The silence of the lambs, Azeri style

Shifting from one foot to the other, her hair uncombed, her eyes red, wide open and focused on a piece of plastic in her stretched out hand – that's how 33-year-old Eric found his 35 year old wife Ryan when he finally unlocked the door of the bathroom.

"I’m not" was all she managed to whisper before falling into his arms and bursting into tears.

Eric, a financial reporter for a local newspaper in Maryland, and Ryan, a clerk at an NGO downtown DC,  a couple with 80K of annual household income, have been trying to conceive a child ever since they got married six years ago.

"I come from a big family, so a house full of little kids was always my vision of happiness", Ryan explained. But neither the kids, nor the house were soon to appear in Eric and Ryan's life. Ryan's health problems have made her chances of becoming pregnant close to zero, and as for buying a house – car and college loans, healthcare and all the other daily costs brought possible monthly savings also close to zero. Eric and Ryan looked into adoption, but it included a home study, which, the couple says, they were going to fail, should the case worker show up at the door of their one bedroom rental apartment.

"Hey, maybe you should write a letter to Barack Obama, tell him you're a poor journalist who is in need of housing", I tell Eric as we sip icy diet Coke on my rooftop. "Ha, sure, sounds about right", he says with a smirk and adds "What a joke". For him, as probably for any American journalist, and most American citizens, this doesn't sound right.

"In some countries it's not", I start thinking, but don't tell him anything, as even when I said it out loud, it sounded somewhat ridiculous and humiliating – ask the president for housing. Yet in my home country Azerbaijan this is no joke, but a true story: a whole bunch of journalists asked the government for housing, a few years later a new building was inaugurated, the President and "lucky" new homeowners got together for the official opening, journalists foaming at the mouth, not finding enough words for their eulogy to the president…

The journalists said they have been renting for far too long and didn't have any money to purchase their own place to live, so they asked the president. Some later wrote on social media and in newspapers, expressing gratitude to the government. The very same government that took every possible step to silence them, stole from their country's citizens and ruled as they pleased. Sadly that didn't stop my colleagues from accepting the housing. Instead of demanding the government create such conditions that every citizen, including journalists, is able to purchase housing, they begged and bowed and let their mouths and eyes be closed by the "generous" gift. I don't blame them, because at this point blaming isn't going to change anything, but the fact that this happened is apocalyptic for Azerbaijani media.
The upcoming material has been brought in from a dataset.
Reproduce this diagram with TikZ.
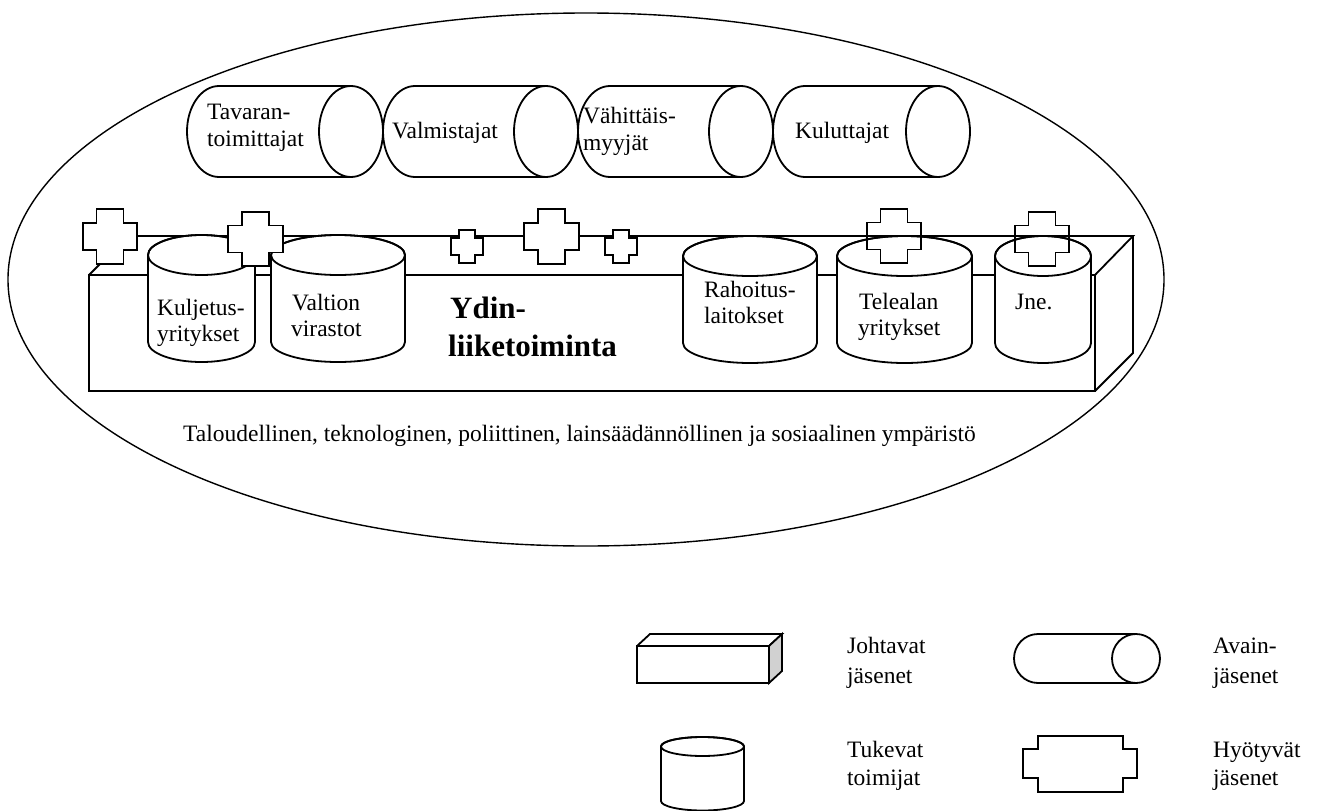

Same as if one dropped a nuclear bomb at the sinking Titanic.

About a year ago I was conducting research on Kyrgyzstan's squatters who had occupied land outside the capital Bishkek and demanded that the government allocated housing for them. Those people have mostly migrated from the country's rural areas to the capital in search of luck and have ended up on Bishkek's outskirts, angrily demanding accommodation.

I got a hold of one of them – a woman in her 30s, who said she had a child and needed housing which she was asking the government for. While we talked on the phone, I could hear her gasp for air in between the words of accusation to the President and the rest of the government that she was fiercely spitting out. I’m sure she would gasp for air the very same, had she received the apartment from the government, in order to thank and praise his majesty Almazbek  Atambayev.

This woman and the rest of the squatters were protesting and demanding free housing. None of them thought of the reasons which brought all of them to Bishkek: unemployment in rural areas, complete absence of an industrial sector, corruption, lack of infrastructure, healthcare and schools. Yet, instead of demanding improvement in these areas they demanded free housing – each for themselves. None managed to stop for a second and think that no government is obliged to provide its citizens with free housing (except very extreme situations), but every government is obliged to maintain economic stability, develop the job market and support anti-corruption measures, etc.

Now, when one is just a regular naïve citizen begging for an apartment from the government and not thinking about the root of the problem, this is bad enough. When the beggar is a journalist – somebody whose obligation is to highlight these problems – bends and bows to the tyrant and the root of the problem – this is worse. But when this all happens a few months ahead of the election which would enable that "root of the problem" to be seated on the throne for a few more years, despite any common sense – this is the worst case scenario.